#### [Task to carry out]
Leave the pictures out and write out exactly the lines from the top of the entries through the line containing "const yTicks = [0, 100, 200, 300, 400, 500];".

#### [Entries provided]
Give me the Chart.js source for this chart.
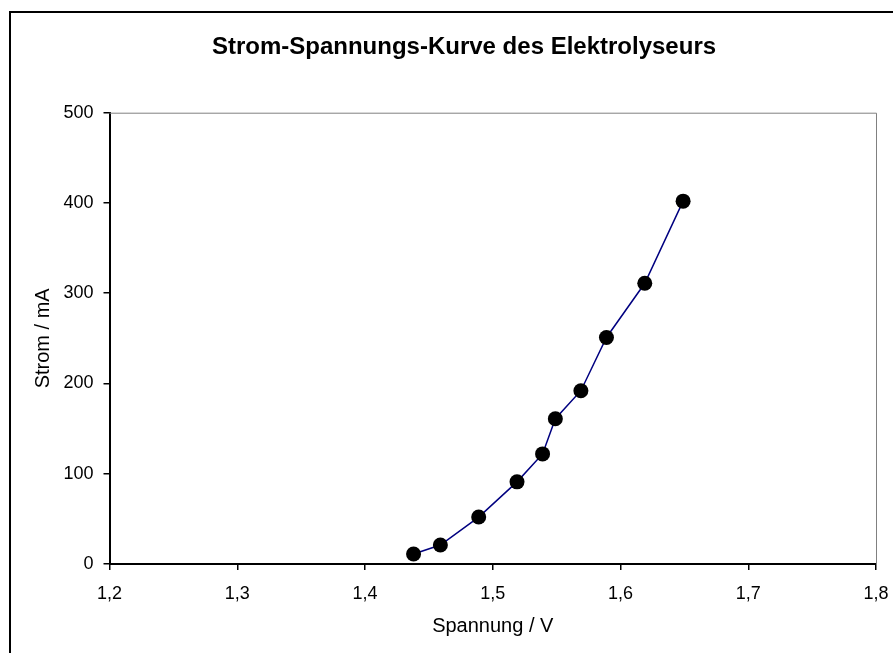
<!DOCTYPE html>
<html>
<head>
<meta charset="utf-8">
<script src="https://cdn.jsdelivr.net/npm/chart.js@4"></script>
<style>
    html, body { margin: 0; padding: 0; background: #fff; }
    #wrap { width: 893px; height: 653px; }
</style>
</head>
<body>
<div id="wrap"><canvas id="myChart" width="893" height="653"></canvas></div>
<script>
const spannung = [1.438, 1.459, 1.489, 1.519, 1.539, 1.549, 1.569, 1.589, 1.619, 1.649];
const strom = [11, 21, 52, 91, 122, 161, 192, 251, 311, 402];
const xTicks = [1.2, 1.3, 1.4, 1.5, 1.6, 1.7, 1.8];
const yTicks = [0, 100, 200, 300, 400, 500];

const points = spannung.map((x, i) => {
    return {x: x, y: strom[i]};
});

// outer frame and grey plot border
const frame = {
    id: 'frame',
    beforeDraw(chart) {
        const c = chart.ctx;
        c.save();
        c.fillStyle = '#fff';
        c.fillRect(0, 0, chart.width, chart.height);
        c.strokeStyle = '#000';
        c.lineWidth = 2;
        c.strokeRect(10, 12, 900, 700);
        c.restore();
    },
    afterDatasetsDraw(chart) {
        const a = chart.chartArea;
        const c = chart.ctx;
        c.save();
        c.strokeStyle = '#808080';
        c.lineWidth = 1;
        c.beginPath();
        c.moveTo(a.left, a.top + 0.5);
        c.lineTo(a.right + 0.5, a.top + 0.5);
        c.lineTo(a.right + 0.5, a.bottom);
        c.stroke();
        c.restore();
    }
};

const ctx = document.getElementById('myChart');

new Chart(ctx, {
    type: 'line',
    data: {
        datasets: [
            {
                label: 'Strom',
                data: points,
                borderColor: '#000080',
                borderWidth: 1.5,
                backgroundColor: '#000',
                pointBackgroundColor: '#000',
                pointBorderColor: '#000',
                pointRadius: 7.5,
                pointBorderWidth: 0,
                tension: 0,
                clip: false,
            },
        ],
    },
    options: {
        responsive: false,
        animation: false,
        layout: {
            padding: {left: 52, right: 17, top: 0, bottom: 15}
        },
        plugins: {
            legend: {display: false},
            tooltip: {enabled: false},
            title: {
                display: true,
                text: 'Strom-Spannungs-Kurve des Elektrolyseurs',
                color: '#000',
                font: {family: 'Arial, "Liberation Sans", sans-serif', size: 24, weight: 'bold'},
                padding: {top: 33, bottom: 50.9},
            },
        },
        scales: {
            x: {
                type: 'linear',
                min: 1.2,
                max: 1.8,
                afterBuildTicks: (scale) => {
                    scale.ticks = xTicks.map(v => ({value: v}));
                },
                afterFit: (scale) => {
                    scale.height = 74;
                    scale.paddingLeft = 0;
                    scale.paddingRight = 0;
                },
                ticks: {
                    color: '#000',
                    padding: 13,
                    maxRotation: 0,
                    font: {family: 'Arial, "Liberation Sans", sans-serif', size: 18},
                    callback: (v) => v.toFixed(1).replace('.', ','),
                },
                grid: {
                    display: true,
                    drawOnChartArea: false,
                    drawTicks: true,
                    tickLength: 6,
                    color: '#000',
                    lineWidth: 1.5,
                },
                border: {display: true, color: '#000', width: 2},
                title: {
                    display: true,
                    text: 'Spannung / V',
                    color: '#000',
                    padding: 0,
                    font: {family: 'Arial, "Liberation Sans", sans-serif', size: 20},
                },
            },
            y: {
                type: 'linear',
                min: 0,
                max: 500,
                afterBuildTicks: (scale) => {
                    scale.ticks = yTicks.map(v => ({value: v}));
                },
                afterFit: (scale) => {
                    scale.width = 57.5;
                },
                ticks: {
                    color: '#000',
                    padding: 10,
                    font: {family: 'Arial, "Liberation Sans", sans-serif', size: 18},
                },
                grid: {
                    display: true,
                    drawOnChartArea: false,
                    drawTicks: true,
                    tickLength: 6,
                    color: '#000',
                    lineWidth: 1.5,
                },
                border: {display: true, color: '#000', width: 2},
                title: {
                    display: true,
                    text: 'Strom / mA',
                    color: '#000',
                    padding: {top: -21, bottom: 0},
                    font: {family: 'Arial, "Liberation Sans", sans-serif', size: 20},
                },
            },
        },
    },
    plugins: [frame],
});
</script>
</body>
</html>
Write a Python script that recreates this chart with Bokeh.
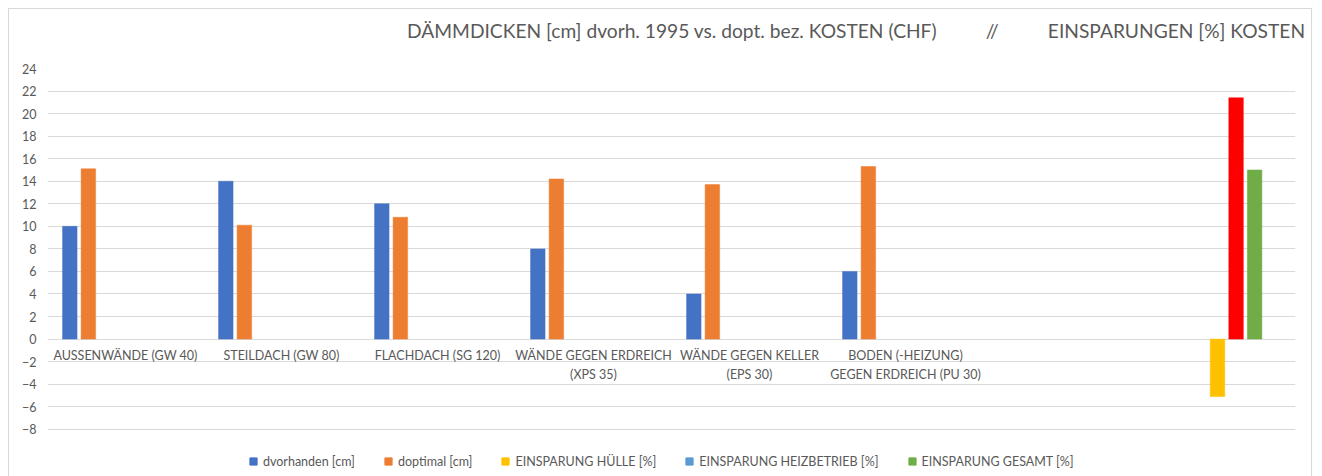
from bokeh.plotting import figure
from bokeh.models import Range1d, FixedTicker, ColumnDataSource, Legend, LegendItem
from bokeh.core.properties import value
from bokeh.embed import file_html
from bokeh.resources import INLINE

# ---- data ----
categories = ["AUSSENWÄNDE (GW 40)", "STEILDACH (GW 80)", "FLACHDACH (SG 120)",
              "WÄNDE GEGEN ERDREICH\n(XPS 35)", "WÄNDE GEGEN KELLER\n(EPS 30)",
              "BODEN (-HEIZUNG)\nGEGEN ERDREICH (PU 30)", "", ""]
dvorhanden = [10, 14, 12, 8, 4, 6, None, None]
doptimal = [15.1, 10.1, 10.8, 14.2, 13.7, 15.3, None, None]
einsparung_huelle = [None, None, None, None, None, None, None, -5.1]
einsparung_heizbetrieb = [None, None, None, None, None, None, None, 21.4]
einsparung_gesamt = [None, None, None, None, None, None, None, 15.0]
series_names = ["dvorhanden [cm]", "doptimal [cm]", "EINSPARUNG HÜLLE [%]",
                "EINSPARUNG HEIZBETRIEB [%]", "EINSPARUNG GESAMT [%]"]
series_colors = ["#4472C4", "#ED7D31", "#FFC000", "#5B9BD5", "#70AD47"]
heizbetrieb_point_color = "#FF0000"
y_ticks = list(range(-8, 25, 2))
title_text = ("DÄMMDICKEN [cm] dvorh. 1995 vs. dopt. bez. KOSTEN (CHF)"
              + "\u00a0" * 10 + "//" + "\u00a0" * 10 + "EINSPARUNGEN [%] KOSTEN")

FONT = "Lato"
GREY = "#595959"

series_values = [dvorhanden, doptimal, einsparung_huelle, einsparung_heizbetrieb, einsparung_gesamt]
series_slots = [-3, -2, 0, 1, 2]
slot_w = 0.119
bar_w = 0.093

# frame: top at value 24, gridline -8 is 359 px lower; frame extends below for the legend
frame_top_px, frame_bottom_px = 59, 466
y_top = 24
y_bottom = y_top - (frame_bottom_px - frame_top_px) * 32 / 359

p = figure(width=1304, height=470, output_backend="svg", toolbar_location=None,
           x_range=Range1d(0, len(categories)), y_range=Range1d(y_bottom, y_top),
           x_axis_type=None, min_border_left=38, min_border_right=18,
           min_border_top=frame_top_px, min_border_bottom=468 - frame_bottom_px,
           styles={"border": "1px solid #D9D9D9", "margin-left": "8px",
                   "margin-top": "8px", "box-sizing": "border-box"})
p.outline_line_color = None
p.xgrid.visible = False
p.ygrid.grid_line_color = "#D9D9D9"
p.ygrid.grid_line_width = 1
p.yaxis.ticker = FixedTicker(ticks=y_ticks)
p.yaxis.axis_line_color = None
p.yaxis.major_tick_line_color = None
p.yaxis.minor_tick_line_color = None
p.yaxis.major_tick_out = 0
p.yaxis.major_tick_in = 0
p.yaxis.minor_tick_out = 0
p.yaxis.major_label_text_font = FONT
p.yaxis.major_label_text_font_size = "12.5px"
p.yaxis.major_label_text_color = GREY
p.yaxis.major_label_standoff = 11

# an empty second line lifts the title line to the chart's top edge
p.title.text = title_text + "\n\u00a0"
p.title.align = "right"
p.title.text_font = FONT
p.title.text_font_size = "19.2px"
p.title.text_font_style = "normal"
p.title.text_color = GREY
p.title.standoff = 8
p.title.offset = -10

legend_renderers = []
for name, vals, slot, col in zip(series_names, series_values, series_slots, series_colors):
    xs, tops, cols = [], [], []
    for i, v in enumerate(vals):
        if v is None:
            continue
        xs.append(i + 0.5 + slot * slot_w)
        tops.append(v)
        cols.append(heizbetrieb_point_color if vals is einsparung_heizbetrieb else col)
    src = ColumnDataSource(dict(x=xs, top=tops, color=cols))
    p.vbar(x="x", top="top", bottom=0, width=bar_w, fill_color="color",
           line_color="color", line_width=0.5, source=src)
    # legend swatch (zero-size marker on the same data, series colour)
    r = p.scatter(x="x", y="top", size=0, marker="square", fill_color=col,
                  line_color=col, source=src)
    legend_renderers.append(r)

# category labels on the zero line
lab_src = ColumnDataSource(dict(x=[i + 0.5 for i in range(len(categories))],
                                y=[0] * len(categories), text=categories))
p.text(x="x", y="y", text="text", source=lab_src, text_align="center",
       text_baseline="top", y_offset=9, text_font=value(FONT),
       text_font_size="12.5px", text_color=GREY, text_line_height=1.25)

items = [LegendItem(label=n, renderers=[r]) for n, r in zip(series_names, legend_renderers)]
legend = Legend(items=items, orientation="horizontal", location=(197, 7),
                glyph_width=18, glyph_height=18, label_standoff=1, spacing=24,
                label_text_font=FONT, label_text_font_size="12.5px",
                label_text_color=GREY, border_line_color=None,
                background_fill_alpha=0, padding=2, margin=0)
p.add_layout(legend, "center")

open("out.html", "w").write(file_html(p, INLINE))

#### [Task answer]
Give me the Chart.js source for this chart.
<!DOCTYPE html>
<html>
<head>
<meta charset="utf-8">
<script src="https://cdn.jsdelivr.net/npm/chart.js@4"></script>
<style>
    html, body { margin: 0; padding: 0; background: #fff; }
    #wrap { width: 893px; height: 653px; }
</style>
</head>
<body>
<div id="wrap"><canvas id="myChart" width="893" height="653"></canvas></div>
<script>
const spannung = [1.438, 1.459, 1.489, 1.519, 1.539, 1.549, 1.569, 1.589, 1.619, 1.649];
const strom = [11, 21, 52, 91, 122, 161, 192, 251, 311, 402];
const xTicks = [1.2, 1.3, 1.4, 1.5, 1.6, 1.7, 1.8];
const yTicks = [0, 100, 200, 300, 400, 500];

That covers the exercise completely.